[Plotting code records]
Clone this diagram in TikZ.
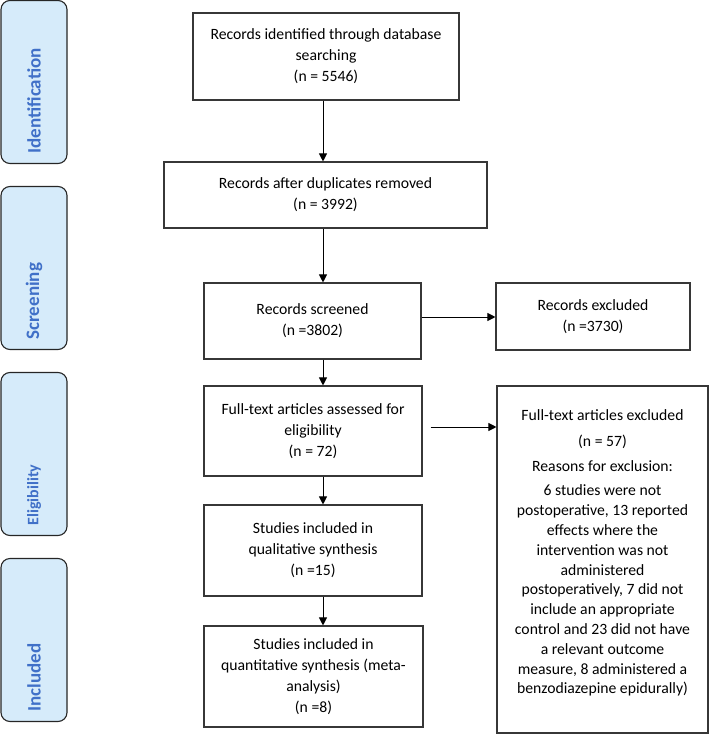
\documentclass[tikz,border=0pt]{standalone}
\usepackage{fontspec}
\setmainfont{Carlito}
\usetikzlibrary{arrows.meta}
\definecolor{sidefill}{RGB}{214,235,250}
\definecolor{sidetext}{RGB}{64,112,200}
\definecolor{boxline}{RGB}{55,55,55}
\begin{document}
\begin{tikzpicture}[x=1pt,y=-1pt,
  mbox/.style={draw=boxline, line width=1.1pt, align=center, inner sep=0pt,
    font=\fontsize{15.7}{21}\selectfont},
  sidebox/.style={draw=black!85, line width=1.1pt, fill=sidefill, rounded corners=9pt,
    rotate=90, minimum width=163pt, minimum height=66pt, inner xsep=10pt, inner ysep=0pt,
    text width=143pt, align=left, text=sidetext},
  arr/.style={line width=1pt, -{Triangle[length=8pt,width=8pt]}}]
\useasboundingbox (0,0) rectangle (710,746);
% phase labels
\node[sidebox, font=\fontsize{19}{22}\bfseries] (sid) at (34,82) {Identification};
\node[sidebox, font=\fontsize{19}{22}\bfseries] (ssc) at (34,268) {Screening};
\node[sidebox, font=\fontsize{16}{20}\bfseries] (sel) at (34,454) {Eligibility};
\node[sidebox, font=\fontsize{19}{22}\bfseries] (sin) at (34,640) {Included};
% main boxes
\node[mbox, minimum width=266pt, minimum height=87pt] (b1) at (326,56.5)
  {Records identified through database\\searching\\(n = 5546)};
\node[mbox, minimum width=323pt, minimum height=66pt] (b2) at (325.5,195)
  {Records after duplicates removed\\(n = 3992)};
\node[mbox, minimum width=217pt, minimum height=76pt] (b3) at (312.5,321)
  {Records screened\\(n =3802)};
\node[mbox, minimum width=194pt, minimum height=67pt] (b4) at (593,316.5)
  {Records excluded\\(n =3730)};
\node[mbox, minimum width=218pt, minimum height=90pt] (b5) at (313,431)
  {Full-text articles assessed for\\eligibility\\(n = 72)};
\node[mbox, minimum width=218pt, minimum height=91pt] (b6) at (313,550.5)
  {Studies included in\\qualitative synthesis\\(n =15)};
\node[mbox, minimum width=219pt, minimum height=101pt] (b8) at (313.5,676.5)
  {Studies included in\\quantitative synthesis (meta-\\analysis)\\(n =8)};
\node[mbox, minimum width=211pt, minimum height=347pt] (b7) at (602.5,559.5) {};
\node[align=center, inner sep=0pt, anchor=north, font=\fontsize{15.7}{19.8}\selectfont]
  (b7t) at ([yshift=-24pt]b7.north)
  {Full-text articles excluded\\[6pt](n = 57)\\[5pt]Reasons for exclusion:\\[5pt]
   6 studies were not\\postoperative, 13 reported\\effects where the\\intervention was not\\administered\\postoperatively, 7 did not\\include an appropriate\\control and 23 did not have\\a relevant outcome\\measure, 8 administered a\\benzodiazepine epidurally)};
% connectors
\coordinate (ax) at (323,0);
\coordinate (r1) at (0,317);
\coordinate (r2) at (0,427);
\draw[arr] (b1.south -| ax) -- (b2.north -| ax);
\draw[arr] (b2.south -| ax) -- (b3.north -| ax);
\draw[arr] (b3.south -| ax) -- (b5.north -| ax);
\draw[arr] (b5.south -| ax) -- (b6.north -| ax);
\draw[arr] (b6.south -| ax) -- (b8.north -| ax);
\draw[arr] (b3.east |- r1) -- (b4.west |- r1);
\draw[arr, shorten <=8pt] (b5.east |- r2) -- (b7.west |- r2);
\end{tikzpicture}
\end{document}
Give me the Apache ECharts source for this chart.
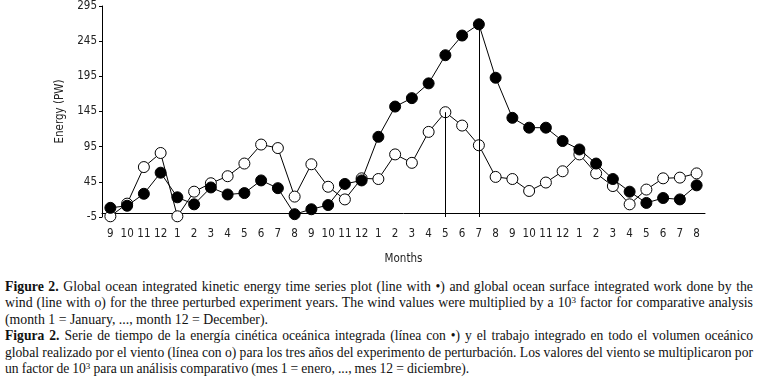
<!DOCTYPE html>
<html>
<head>
<meta charset="utf-8">
<script src="https://cdn.jsdelivr.net/npm/echarts@6/dist/echarts.min.js"></script>
<style>
  html, body { margin: 0; padding: 0; background: #fff; }
  #chart { position: absolute; left: 0; top: 0; width: 757px; height: 270px; }
  #caption {
    position: absolute; left: 5px; top: 279px; width: 748px;
    font-family: "Liberation Serif", "Times New Roman", serif;
    font-size: 13.8px; line-height: 16.4px; color: #111;
    text-align: justify;
  }
  #caption p { margin: 0; }
  #caption p.es { font-size: 13.6px; word-spacing: -0.35px; }
  #caption p.es span.lead { word-spacing: 0; }
  #caption sup { font-size: 9px; line-height: 0; vertical-align: 4px; }
</style>
</head>
<body>
<div id="chart"></div>
<div id="caption">
  <p><b>Figure 2.</b> Global ocean integrated kinetic energy time series plot (line with &#8226;) and global ocean surface integrated work done by the wind (line with o) for the three perturbed experiment years. The wind values were multiplied by a 10<sup>3</sup> factor for comparative analysis (month 1 = January, ..., month 12 = December).</p>
  <p class="es"><span class="lead"><b>Figura 2.</b> Serie de tiempo de la energía cinética oceánica integrada (línea con &#8226;) y el trabajo integrado en todo el volumen oceánico </span>global realizado por el viento (línea con o) para los tres años del experimento de perturbación. Los valores del viento se multiplicaron por un factor de 10<sup>3</sup> para un análisis comparativo (mes 1 = enero, ..., mes 12 = diciembre).</p>
</div>
<script>
// month labels, Sep of year 1 to Aug of year 4
const months = ['9','10','11','12','1','2','3','4','5','6','7','8',
  '9','10','11','12','1','2','3','4','5','6','7','8',
  '9','10','11','12','1','2','3','4','5','6','7','8'];

// kinetic energy (filled circles)
const kinetic = [8, 11, 28, 58, 23, 13, 37, 27, 29, 47, 36, -1,
  6, 12, 42, 47, 109, 152, 164, 185, 225, 253, 269, 193,
  136, 122, 122, 103, 91, 71, 49, 31, 15, 22, 20, 40];

// wind work x 10^3 (open circles)
const wind = [-4, 14, 66, 86, -4, 31, 43, 53, 71, 98, 93, 24,
  70, 38, 20, 50, 49, 84, 72, 116, 144, 125, 97, 52,
  49, 32, 44, 60, 84, 57, 39, 13, 34, 50, 51, 57];

const yTicks = [-5, 45, 95, 145, 195, 245, 295];

// months where a drop line is drawn down to the axis
const peakWind = 20;
const peakKinetic = 22;

const narrow = '"DejaVu Sans Condensed", "Liberation Sans Narrow", "Arial Narrow", sans-serif';

let chart = echarts.init(document.getElementById('chart'));

chart.setOption({
  animation: false,
  grid: { left: 102, right: 52, top: 6, bottom: 50 },
  xAxis: {
    type: 'category',
    data: months,
    boundaryGap: true,
    name: 'Months',
    nameLocation: 'middle',
    nameGap: 36,
    nameTextStyle: { fontFamily: narrow, fontSize: 11.5, color: '#222' },
    axisLine: { lineStyle: { color: '#000', width: 1 } },
    axisTick: { interval: 0, length: 4, lineStyle: { color: '#000' } },
    axisLabel: { interval: 0, margin: 11, fontFamily: narrow, fontSize: 11.5, color: '#222' },
    splitLine: { show: false }
  },
  yAxis: {
    type: 'value',
    min: yTicks[0],
    max: yTicks[yTicks.length - 1],
    interval: 50,
    name: 'Energy (PW)',
    nameLocation: 'middle',
    nameGap: 30,
    nameTextStyle: { fontFamily: narrow, fontSize: 11.5, color: '#222' },
    axisLine: { show: true, lineStyle: { color: '#000', width: 1 } },
    axisTick: { show: true, length: 3, lineStyle: { color: '#000' } },
    axisLabel: { margin: 5, fontFamily: narrow, fontSize: 11.5, color: '#222' },
    splitLine: { show: false }
  },
  series: [
    {
      name: 'wind',
      type: 'line',
      data: wind,
      symbol: 'circle',
      symbolSize: 11,
      showAllSymbol: true,
      lineStyle: { color: '#000', width: 1 },
      itemStyle: { color: '#fff', borderColor: '#000', borderWidth: 1 },
      markLine: {
        silent: true,
        symbol: 'none',
        label: { show: false },
        lineStyle: { color: '#000', width: 1, type: 'solid' },
        data: [
          [{ coord: [peakWind, wind[peakWind]] }, { coord: [peakWind, yTicks[0]] }],
          [{ coord: [peakKinetic, kinetic[peakKinetic]] }, { coord: [peakKinetic, yTicks[0]] }]
        ]
      },
      z: 2
    },
    {
      name: 'kinetic',
      type: 'line',
      data: kinetic,
      symbol: 'circle',
      symbolSize: 11,
      showAllSymbol: true,
      lineStyle: { color: '#000', width: 1 },
      itemStyle: { color: '#000', borderColor: '#000', borderWidth: 1 },
      z: 3
    }
  ]
});
</script>
</body>
</html>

* [Written exercise] Scan the listing above and copy all lines containing the word "this".

* [Exercise result]
Clone this diagram in TikZ.
Give me the Apache ECharts source for this chart.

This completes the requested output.